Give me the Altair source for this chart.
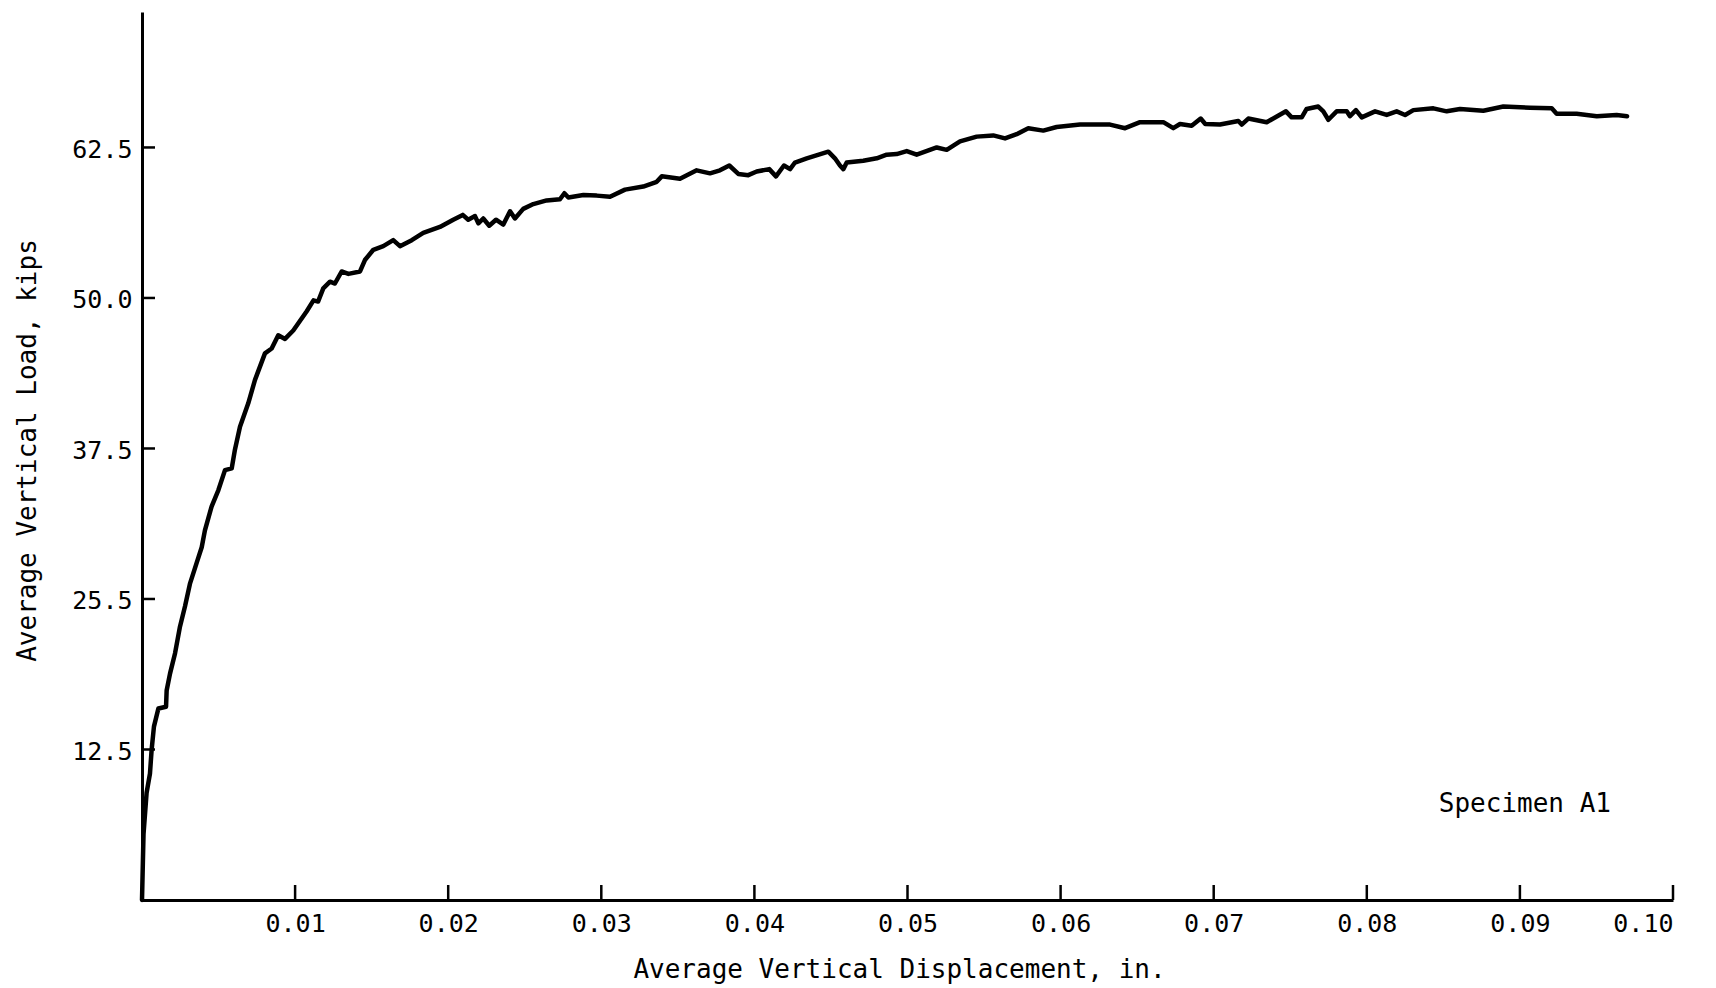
import altair as alt
import pandas as pd

# Load-displacement record, Specimen A1
disp = [
    0.0, 0.0001, 0.0003, 0.00052, 0.00063, 0.00078, 0.00107, 0.00157, 0.00161, 0.00183,
    0.00216, 0.00248, 0.00281, 0.00314, 0.00357, 0.0039, 0.00411, 0.00455, 0.00499, 0.00542,
    0.00586, 0.00607, 0.0064, 0.00694, 0.00738, 0.00803, 0.00847, 0.0089, 0.00934, 0.00988,
    0.01076, 0.0112, 0.0115, 0.01184, 0.01228, 0.0126, 0.01304, 0.01348, 0.01424, 0.01456,
    0.01511, 0.01576, 0.01641, 0.01685, 0.01762, 0.01837, 0.01946, 0.02033, 0.02095, 0.02131,
    0.02175, 0.02197, 0.02229, 0.02268, 0.02312, 0.0236, 0.02404, 0.02436, 0.0249, 0.02556,
    0.02643, 0.0273, 0.02759, 0.02785, 0.02883, 0.0297, 0.03057, 0.03155, 0.03274, 0.03362,
    0.03395, 0.03514, 0.03623, 0.0371, 0.03775, 0.03836, 0.03895, 0.0396, 0.04015, 0.04097,
    0.04141, 0.04193, 0.04233, 0.04265, 0.04342, 0.04483, 0.04526, 0.04559, 0.04581, 0.04603,
    0.04711, 0.04799, 0.04864, 0.04929, 0.04995, 0.0506, 0.05191, 0.05256, 0.05343, 0.05452,
    0.0556, 0.05637, 0.05713, 0.05789, 0.05887, 0.05974, 0.06127, 0.06323, 0.06421, 0.06519,
    0.06671, 0.06736, 0.0678, 0.06856, 0.06915, 0.06945, 0.07041, 0.07161, 0.07183, 0.07226,
    0.07346, 0.07472, 0.07509, 0.07575, 0.07607, 0.07683, 0.07716, 0.07749, 0.07803, 0.07869,
    0.0789, 0.07929, 0.07967, 0.08054, 0.0813, 0.08195, 0.0825, 0.08304, 0.08435, 0.08522,
    0.08609, 0.08761, 0.08892, 0.09066, 0.09208, 0.0924, 0.09371, 0.09502, 0.09632, 0.0970,
]
load = [
    0.0, 5.5, 8.9, 10.5, 12.5, 14.4, 15.9, 16.05, 17.4, 18.8,
    20.5, 22.7, 24.4, 26.3, 28.0, 29.3, 30.7, 32.7, 34.05, 35.7,
    35.85, 37.4, 39.3, 41.25, 43.2, 45.4, 45.8, 46.9, 46.6, 47.3,
    48.9, 49.8, 49.7, 50.8, 51.35, 51.2, 52.2, 52.0, 52.2, 53.15,
    54.0, 54.3, 54.8, 54.3, 54.8, 55.4, 55.9, 56.5, 56.9, 56.5,
    56.8, 56.2, 56.6, 56.0, 56.5, 56.1, 57.2, 56.6, 57.4, 57.8,
    58.1, 58.2, 58.7, 58.35, 58.55, 58.5, 58.4, 59.0, 59.25, 59.65,
    60.1, 59.9, 60.6, 60.35, 60.6, 61.0, 60.3, 60.2, 60.5, 60.7,
    60.1, 61.0, 60.7, 61.25, 61.6, 62.15, 61.6, 61.0, 60.7, 61.25,
    61.4, 61.6, 61.9, 61.95, 62.2, 61.9, 62.5, 62.3, 63.0, 63.4,
    63.5, 63.25, 63.6, 64.1, 63.9, 64.2, 64.4, 64.4, 64.1, 64.6,
    64.6, 64.1, 64.45, 64.3, 64.9, 64.45, 64.4, 64.7, 64.4, 64.9,
    64.6, 65.5, 65.0, 65.0, 65.7, 65.9, 65.5, 64.8, 65.5, 65.5,
    65.1, 65.6, 65.0, 65.5, 65.2, 65.5, 65.2, 65.6, 65.75, 65.5,
    65.7, 65.55, 65.9, 65.8, 65.75, 65.3, 65.3, 65.1, 65.2, 65.1,
]
assert len(disp) == len(load)

x_ticks = [0.01, 0.02, 0.03, 0.04, 0.05, 0.06, 0.07, 0.08, 0.09, 0.10]
y_ticks = [12.5, 25.0, 37.5, 50.0, 62.5]
y_tick_labels = ["12.5", "25.5", "37.5", "50.0", "62.5"]

specimen = pd.DataFrame({"x": [0.0847], "y": [7.3], "t": ["Specimen A1"]})

FONT = "DejaVu Sans Mono"
W, H = 1531, 888

# label expression mapping each y tick to its printed label
y_label_expr = "''"
for v, t in reversed(list(zip(y_ticks, y_tick_labels))):
    y_label_expr = f"datum.value == {v} ? '{t}' : {y_label_expr}"

x_scale = alt.Scale(domain=[0, 0.1], nice=False, zero=True)
y_scale = alt.Scale(domain=[0, 73.75], nice=False, zero=True)

x_axis = alt.Axis(
    values=x_ticks,
    format=".2f",
    title="Average Vertical Displacement, in.",
    labelPadding=11,
    titleX=757,
    titleY=77,
    titleAlign="center",
    titleBaseline="alphabetic",
)
y_axis = alt.Axis(
    values=y_ticks,
    labelExpr=y_label_expr,
    title="Average Vertical Load, kips",
    labelPadding=10,
    labelOffset=2,
    titleX=-115,
    titleY=438,
    titleAngle=270,
    titleAlign="center",
    titleBaseline="middle",
)

curve = pd.DataFrame({"disp": disp, "load": load})

line = alt.Chart(curve).mark_line(
    color="black", strokeWidth=4.5, strokeJoin="round", strokeCap="round"
).encode(
    x=alt.X("disp:Q", scale=x_scale, axis=x_axis),
    y=alt.Y("load:Q", scale=y_scale, axis=y_axis),
)

# inward-pointing tick marks
x_tick_marks = alt.Chart(pd.DataFrame({"disp": x_ticks})).mark_rule(
    color="black", strokeWidth=2.5
).encode(
    x=alt.X("disp:Q", scale=x_scale, axis=x_axis),
    y=alt.value(H),
    y2=alt.value(H - 15),
)

y_tick_marks = alt.Chart(pd.DataFrame({"load": y_ticks})).mark_rule(
    color="black", strokeWidth=2.5
).encode(
    y=alt.Y("load:Q", scale=y_scale, axis=y_axis),
    x=alt.value(0),
    x2=alt.value(13),
)

label = alt.Chart(specimen).mark_text(
    align="left", baseline="alphabetic", font=FONT, fontSize=26, color="black"
).encode(
    x=alt.X("x:Q", scale=x_scale, axis=x_axis),
    y=alt.Y("y:Q", scale=y_scale, axis=y_axis),
    text="t:N",
)

chart = (
    alt.layer(line, x_tick_marks, y_tick_marks, label)
    .properties(
        width=W,
        height=H,
        autosize=alt.AutoSizeParams(type="none"),
        padding={"left": 142, "top": 12, "right": 43, "bottom": 88},
        background="white",
    )
    .configure_view(stroke=None)
    .configure_axis(
        grid=False,
        ticks=False,
        domainColor="black",
        domainWidth=3,
        labelFont=FONT,
        labelFontSize=25,
        labelColor="black",
        titleFont=FONT,
        titleFontSize=26,
        titleFontWeight="normal",
        titleColor="black",
    )
)

chart.save("out.html", embed_options={"renderer": "svg", "actions": False})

......

**Stated exercise**
Using the data above, print every line exactly, omitting pictures.

**Solution below**
Give me the Altair source for this chart.
import altair as alt
import pandas as pd

# Load-displacement record, Specimen A1
disp = [
    0.0, 0.0001, 0.0003, 0.00052, 0.00063, 0.00078, 0.00107, 0.00157, 0.00161, 0.00183,
    0.00216, 0.00248, 0.00281, 0.00314, 0.00357, 0.0039, 0.00411, 0.00455, 0.00499, 0.00542,
    0.00586, 0.00607, 0.0064, 0.00694, 0.00738, 0.00803, 0.00847, 0.0089, 0.00934, 0.00988,
    0.01076, 0.0112, 0.0115, 0.01184, 0.01228, 0.0126, 0.01304, 0.01348, 0.01424, 0.01456,
    0.01511, 0.01576, 0.01641, 0.01685, 0.01762, 0.01837, 0.01946, 0.02033, 0.02095, 0.02131,
    0.02175, 0.02197, 0.02229, 0.02268, 0.02312, 0.0236, 0.02404, 0.02436, 0.0249, 0.02556,
    0.02643, 0.0273, 0.02759, 0.02785, 0.02883, 0.0297, 0.03057, 0.03155, 0.03274, 0.03362,
    0.03395, 0.03514, 0.03623, 0.0371, 0.03775, 0.03836, 0.03895, 0.0396, 0.04015, 0.04097,
    0.04141, 0.04193, 0.04233, 0.04265, 0.04342, 0.04483, 0.04526, 0.04559, 0.04581, 0.04603,
    0.04711, 0.04799, 0.04864, 0.04929, 0.04995, 0.0506, 0.05191, 0.05256, 0.05343, 0.05452,
    0.0556, 0.05637, 0.05713, 0.05789, 0.05887, 0.05974, 0.06127, 0.06323, 0.06421, 0.06519,
    0.06671, 0.06736, 0.0678, 0.06856, 0.06915, 0.06945, 0.07041, 0.07161, 0.07183, 0.07226,
    0.07346, 0.07472, 0.07509, 0.07575, 0.07607, 0.07683, 0.07716, 0.07749, 0.07803, 0.07869,
    0.0789, 0.07929, 0.07967, 0.08054, 0.0813, 0.08195, 0.0825, 0.08304, 0.08435, 0.08522,
    0.08609, 0.08761, 0.08892, 0.09066, 0.09208, 0.0924, 0.09371, 0.09502, 0.09632, 0.0970,
]
load = [
    0.0, 5.5, 8.9, 10.5, 12.5, 14.4, 15.9, 16.05, 17.4, 18.8,
    20.5, 22.7, 24.4, 26.3, 28.0, 29.3, 30.7, 32.7, 34.05, 35.7,
    35.85, 37.4, 39.3, 41.25, 43.2, 45.4, 45.8, 46.9, 46.6, 47.3,
    48.9, 49.8, 49.7, 50.8, 51.35, 51.2, 52.2, 52.0, 52.2, 53.15,
    54.0, 54.3, 54.8, 54.3, 54.8, 55.4, 55.9, 56.5, 56.9, 56.5,
    56.8, 56.2, 56.6, 56.0, 56.5, 56.1, 57.2, 56.6, 57.4, 57.8,
    58.1, 58.2, 58.7, 58.35, 58.55, 58.5, 58.4, 59.0, 59.25, 59.65,
    60.1, 59.9, 60.6, 60.35, 60.6, 61.0, 60.3, 60.2, 60.5, 60.7,
    60.1, 61.0, 60.7, 61.25, 61.6, 62.15, 61.6, 61.0, 60.7, 61.25,
    61.4, 61.6, 61.9, 61.95, 62.2, 61.9, 62.5, 62.3, 63.0, 63.4,
    63.5, 63.25, 63.6, 64.1, 63.9, 64.2, 64.4, 64.4, 64.1, 64.6,
    64.6, 64.1, 64.45, 64.3, 64.9, 64.45, 64.4, 64.7, 64.4, 64.9,
    64.6, 65.5, 65.0, 65.0, 65.7, 65.9, 65.5, 64.8, 65.5, 65.5,
    65.1, 65.6, 65.0, 65.5, 65.2, 65.5, 65.2, 65.6, 65.75, 65.5,
    65.7, 65.55, 65.9, 65.8, 65.75, 65.3, 65.3, 65.1, 65.2, 65.1,
]
assert len(disp) == len(load)

x_ticks = [0.01, 0.02, 0.03, 0.04, 0.05, 0.06, 0.07, 0.08, 0.09, 0.10]
y_ticks = [12.5, 25.0, 37.5, 50.0, 62.5]
y_tick_labels = ["12.5", "25.5", "37.5", "50.0", "62.5"]

specimen = pd.DataFrame({"x": [0.0847], "y": [7.3], "t": ["Specimen A1"]})

FONT = "DejaVu Sans Mono"
W, H = 1531, 888

# label expression mapping each y tick to its printed label
y_label_expr = "''"
for v, t in reversed(list(zip(y_ticks, y_tick_labels))):
    y_label_expr = f"datum.value == {v} ? '{t}' : {y_label_expr}"

x_scale = alt.Scale(domain=[0, 0.1], nice=False, zero=True)
y_scale = alt.Scale(domain=[0, 73.75], nice=False, zero=True)

x_axis = alt.Axis(
    values=x_ticks,
    format=".2f",
    title="Average Vertical Displacement, in.",
    labelPadding=11,
    titleX=757,
    titleY=77,
    titleAlign="center",
    titleBaseline="alphabetic",
)
y_axis = alt.Axis(
    values=y_ticks,
    labelExpr=y_label_expr,
    title="Average Vertical Load, kips",
    labelPadding=10,
    labelOffset=2,
    titleX=-115,
    titleY=438,
    titleAngle=270,
    titleAlign="center",
    titleBaseline="middle",
)

curve = pd.DataFrame({"disp": disp, "load": load})

line = alt.Chart(curve).mark_line(
    color="black", strokeWidth=4.5, strokeJoin="round", strokeCap="round"
).encode(
    x=alt.X("disp:Q", scale=x_scale, axis=x_axis),
    y=alt.Y("load:Q", scale=y_scale, axis=y_axis),
)

# inward-pointing tick marks
x_tick_marks = alt.Chart(pd.DataFrame({"disp": x_ticks})).mark_rule(
    color="black", strokeWidth=2.5
).encode(
    x=alt.X("disp:Q", scale=x_scale, axis=x_axis),
    y=alt.value(H),
    y2=alt.value(H - 15),
)

y_tick_marks = alt.Chart(pd.DataFrame({"load": y_ticks})).mark_rule(
    color="black", strokeWidth=2.5
).encode(
    y=alt.Y("load:Q", scale=y_scale, axis=y_axis),
    x=alt.value(0),
    x2=alt.value(13),
)

label = alt.Chart(specimen).mark_text(
    align="left", baseline="alphabetic", font=FONT, fontSize=26, color="black"
).encode(
    x=alt.X("x:Q", scale=x_scale, axis=x_axis),
    y=alt.Y("y:Q", scale=y_scale, axis=y_axis),
    text="t:N",
)

chart = (
    alt.layer(line, x_tick_marks, y_tick_marks, label)
    .properties(
        width=W,
        height=H,
        autosize=alt.AutoSizeParams(type="none"),
        padding={"left": 142, "top": 12, "right": 43, "bottom": 88},
        background="white",
    )
    .configure_view(stroke=None)
    .configure_axis(
        grid=False,
        ticks=False,
        domainColor="black",
        domainWidth=3,
        labelFont=FONT,
        labelFontSize=25,
        labelColor="black",
        titleFont=FONT,
        titleFontSize=26,
        titleFontWeight="normal",
        titleColor="black",
    )
)

chart.save("out.html", embed_options={"renderer": "svg", "actions": False})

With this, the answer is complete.